After the sale of the objects Swedbank Leasing kept the difference between the value of each leasing object and the total payment made by Mednis (excluding interest and VAT). As a result, Mednis argued, Swedbank Leasing unjustly acquired wealth at the expense of Mednis for the difference, because the payment of Mednis included both interest and payment of principal amounts that were the price for buy-out of the leasing objects. 

Swedbank Leasing contra-argued that it retained the title to the leasing objects up until the moment Mednis fulfilled all its obligations under the leasing contracts; thus it had just gained all possible benefits from its property, including reselling the leasing objects.

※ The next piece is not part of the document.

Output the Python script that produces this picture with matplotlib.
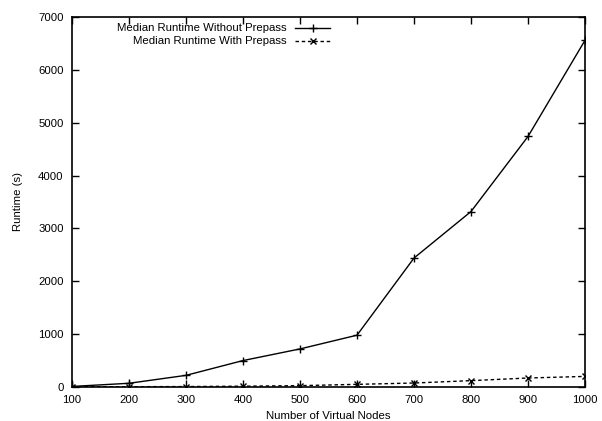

According to Swedbank Leasing, it used the funds obtained from the sale to settle the debt of Mednis. The leasing contracts did not provide that Swedbank Leasing should return the difference to Mednis. Mednis did not buy out the leasing objects and the leasing contracts were terminated before their term. Swedbank Leasing as the owner of the leasing objects realized full power of its ownership of the property by selling those objects to third parties after the leasing contracts had been terminated, and in doing so had acted according to the law and the leasing contracts. 

The main motive of the cassation complaint was the allegedly unjustified acquisition of wealth by Swedbank Leasing, which had gained almost double the income from the sale of the same leasing objects first to Mednis and then to third parties. 

The Supreme Court recognized Mednis’s claim as substantiated, ruling that, although at the moment the leasing contracts were concluded there were no specific provisions of law regulating them, provisions that regulate transactions which in this particular case could be considered elements of the lease, as a compound transaction, should have been applied. 

According to the Court, the leasing contracts qualified as purchase by gradual instalments, because the intention of the parties was to transfer the leased objects into the possession of Mednis after all leasing payments were made. Such qualification conforms with Article 463(2) of the Latvian Commercial Law, which provides that the provisions of the Civil Law regulating the purchase agreement apply to leasing contracts if at the end of the term of contract the lessee is obligated to buy out the lease object. Therefore, the Regional Court should have applied the provisions of the Civil Law regarding purchase agreement by gradual instalments. 

In the opinion of the Supreme Court, although Mednis’s claim was based on the general provisions of the Civil Law restricting unjustified acquisition of wealth, according to the principle iura novit curia, the Regional Court should have known the applicable provision in the legal system itself and therefore it should have applied the specific provision of the Civil Law restricting unjustified acquisition of wealth in cases of purchase by gradual instalments provided in Article 2070 of the Civil Law. 

Clause 2070 of the Civil Law provides that: “If the right of payment of a purchase price by instalments has been contracted for, and the purchaser has defaulted with respect to two payments, but the seller does not wish to burden himself or herself with the collection of late payments, […], then the seller may request setting aside of the contract and return of the sold property together with compensation for the use, during the period from the delivery of the property to the purchaser until the return of the property to the seller, and for the losses caused for the latter. Against the amount, that the seller is entitled to from the purchaser on such basis shall be set off all the payments made by the purchaser, and if they exceed such amount, then the remainder shall be paid back to the purchaser. Agreements contrary to these regulations shall be void.”

Pursuant to the specific provision applicable in case of termination of the leasing contract, the seller’s claimed right for payment of the purchase price transforms into a claim for payment for use of the leasing object and compensation of losses, but any sum exceeding those payments shall be refunded. In these circumstances, on the basis of Article 2070 of the Civil Law, Mednis was entitled to have the overpaid amount returned.